-- START --
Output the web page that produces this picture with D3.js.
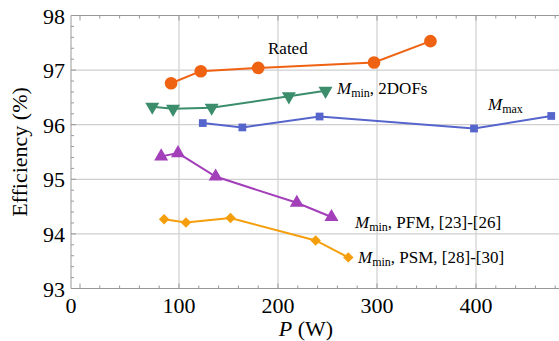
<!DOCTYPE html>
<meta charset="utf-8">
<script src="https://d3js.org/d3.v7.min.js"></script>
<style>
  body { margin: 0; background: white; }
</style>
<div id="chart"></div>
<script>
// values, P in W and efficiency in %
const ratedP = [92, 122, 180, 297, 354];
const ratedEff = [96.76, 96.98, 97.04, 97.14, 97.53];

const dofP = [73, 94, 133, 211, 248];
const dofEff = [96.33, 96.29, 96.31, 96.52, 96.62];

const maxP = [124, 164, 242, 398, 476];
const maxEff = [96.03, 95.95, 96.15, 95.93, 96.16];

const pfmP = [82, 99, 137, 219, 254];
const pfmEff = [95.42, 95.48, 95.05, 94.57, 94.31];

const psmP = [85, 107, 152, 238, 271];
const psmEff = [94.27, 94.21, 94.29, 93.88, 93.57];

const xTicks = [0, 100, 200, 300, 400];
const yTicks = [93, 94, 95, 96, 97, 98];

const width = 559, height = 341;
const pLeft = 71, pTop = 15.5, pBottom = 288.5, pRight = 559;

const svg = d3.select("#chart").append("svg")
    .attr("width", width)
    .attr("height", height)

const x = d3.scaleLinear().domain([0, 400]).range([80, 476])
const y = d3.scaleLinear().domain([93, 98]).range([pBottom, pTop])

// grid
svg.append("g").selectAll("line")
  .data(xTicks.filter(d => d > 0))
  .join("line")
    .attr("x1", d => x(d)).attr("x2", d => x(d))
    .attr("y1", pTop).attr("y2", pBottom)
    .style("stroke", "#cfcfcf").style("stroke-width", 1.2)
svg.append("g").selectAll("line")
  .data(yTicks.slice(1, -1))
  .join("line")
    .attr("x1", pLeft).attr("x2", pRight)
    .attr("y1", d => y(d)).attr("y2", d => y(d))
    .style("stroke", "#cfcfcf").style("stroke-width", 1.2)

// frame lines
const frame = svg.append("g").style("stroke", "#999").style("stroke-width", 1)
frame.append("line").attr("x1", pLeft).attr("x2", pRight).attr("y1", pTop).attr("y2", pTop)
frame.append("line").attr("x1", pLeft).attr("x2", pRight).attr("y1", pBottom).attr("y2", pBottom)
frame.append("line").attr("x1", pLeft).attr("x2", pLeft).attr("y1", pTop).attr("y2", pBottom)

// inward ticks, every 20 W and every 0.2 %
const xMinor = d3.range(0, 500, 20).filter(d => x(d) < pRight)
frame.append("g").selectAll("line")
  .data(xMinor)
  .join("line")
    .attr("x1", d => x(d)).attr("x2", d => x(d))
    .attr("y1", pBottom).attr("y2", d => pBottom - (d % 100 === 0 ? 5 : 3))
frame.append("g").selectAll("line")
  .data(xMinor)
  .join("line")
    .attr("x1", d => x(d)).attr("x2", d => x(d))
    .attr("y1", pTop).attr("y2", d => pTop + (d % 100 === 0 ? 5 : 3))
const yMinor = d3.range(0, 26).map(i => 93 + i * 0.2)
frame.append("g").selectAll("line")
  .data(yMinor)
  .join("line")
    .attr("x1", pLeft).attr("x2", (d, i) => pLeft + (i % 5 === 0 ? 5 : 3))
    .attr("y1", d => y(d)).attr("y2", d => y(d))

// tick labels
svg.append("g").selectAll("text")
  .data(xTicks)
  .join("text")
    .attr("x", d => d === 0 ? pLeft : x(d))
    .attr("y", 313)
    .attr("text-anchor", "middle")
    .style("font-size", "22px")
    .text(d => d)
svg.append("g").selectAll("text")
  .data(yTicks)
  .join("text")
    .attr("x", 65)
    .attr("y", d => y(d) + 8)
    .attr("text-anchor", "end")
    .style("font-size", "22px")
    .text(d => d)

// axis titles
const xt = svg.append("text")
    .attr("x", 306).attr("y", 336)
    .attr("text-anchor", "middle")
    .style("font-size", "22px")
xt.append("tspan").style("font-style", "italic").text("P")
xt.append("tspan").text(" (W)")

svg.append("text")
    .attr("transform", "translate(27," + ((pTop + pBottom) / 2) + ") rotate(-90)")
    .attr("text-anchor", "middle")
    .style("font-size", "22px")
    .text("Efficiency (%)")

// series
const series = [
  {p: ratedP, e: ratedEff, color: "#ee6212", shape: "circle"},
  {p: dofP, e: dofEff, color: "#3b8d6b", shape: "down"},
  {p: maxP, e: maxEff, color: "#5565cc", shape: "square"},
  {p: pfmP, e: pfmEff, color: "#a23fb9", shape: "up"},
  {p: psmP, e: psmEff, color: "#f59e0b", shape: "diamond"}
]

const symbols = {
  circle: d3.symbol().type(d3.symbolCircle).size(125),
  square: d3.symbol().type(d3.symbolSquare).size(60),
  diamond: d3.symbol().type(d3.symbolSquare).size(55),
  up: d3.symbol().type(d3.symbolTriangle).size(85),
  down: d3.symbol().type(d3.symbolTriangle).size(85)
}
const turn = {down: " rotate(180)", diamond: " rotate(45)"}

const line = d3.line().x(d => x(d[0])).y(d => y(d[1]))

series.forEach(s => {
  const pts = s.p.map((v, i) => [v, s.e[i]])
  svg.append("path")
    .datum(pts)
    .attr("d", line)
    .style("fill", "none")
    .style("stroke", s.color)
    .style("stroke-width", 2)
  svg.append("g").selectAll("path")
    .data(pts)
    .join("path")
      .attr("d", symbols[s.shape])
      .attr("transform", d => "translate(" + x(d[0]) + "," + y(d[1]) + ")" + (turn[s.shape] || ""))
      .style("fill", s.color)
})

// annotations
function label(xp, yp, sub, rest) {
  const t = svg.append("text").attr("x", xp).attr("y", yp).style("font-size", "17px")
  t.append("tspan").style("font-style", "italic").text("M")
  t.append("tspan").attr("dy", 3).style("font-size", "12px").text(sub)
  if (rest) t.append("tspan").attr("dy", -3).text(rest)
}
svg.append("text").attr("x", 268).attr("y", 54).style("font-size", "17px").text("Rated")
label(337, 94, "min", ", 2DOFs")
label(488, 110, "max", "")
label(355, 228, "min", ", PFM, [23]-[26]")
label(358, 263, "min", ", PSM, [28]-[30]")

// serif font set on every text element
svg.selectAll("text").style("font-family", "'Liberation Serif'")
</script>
-- END --
-- START --
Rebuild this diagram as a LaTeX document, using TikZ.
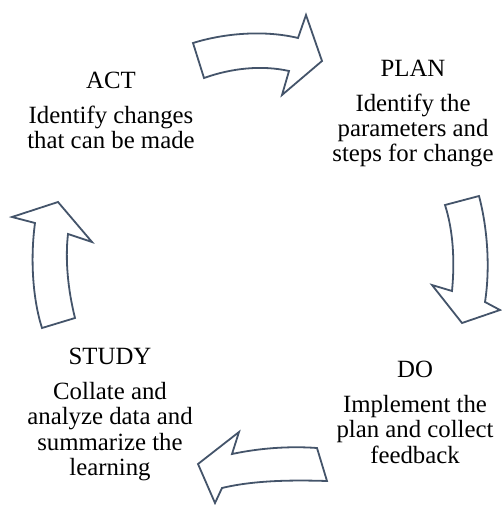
-- END --
▶ [REQUIRED WORK] Begin with the line that contains "Output the web", end with the line that contains "const psmEff = [94.27, 94.21, 94.29, 93.88, 93.57];", and set down every line in that range exactly as it stands, minus the pictures.

▶ [TASK SOLUTION]
Output the web page that produces this picture with D3.js.
<!DOCTYPE html>
<meta charset="utf-8">
<script src="https://d3js.org/d3.v7.min.js"></script>
<style>
  body { margin: 0; background: white; }
</style>
<div id="chart"></div>
<script>
// values, P in W and efficiency in %
const ratedP = [92, 122, 180, 297, 354];
const ratedEff = [96.76, 96.98, 97.04, 97.14, 97.53];

const dofP = [73, 94, 133, 211, 248];
const dofEff = [96.33, 96.29, 96.31, 96.52, 96.62];

const maxP = [124, 164, 242, 398, 476];
const maxEff = [96.03, 95.95, 96.15, 95.93, 96.16];

const pfmP = [82, 99, 137, 219, 254];
const pfmEff = [95.42, 95.48, 95.05, 94.57, 94.31];

const psmP = [85, 107, 152, 238, 271];
const psmEff = [94.27, 94.21, 94.29, 93.88, 93.57];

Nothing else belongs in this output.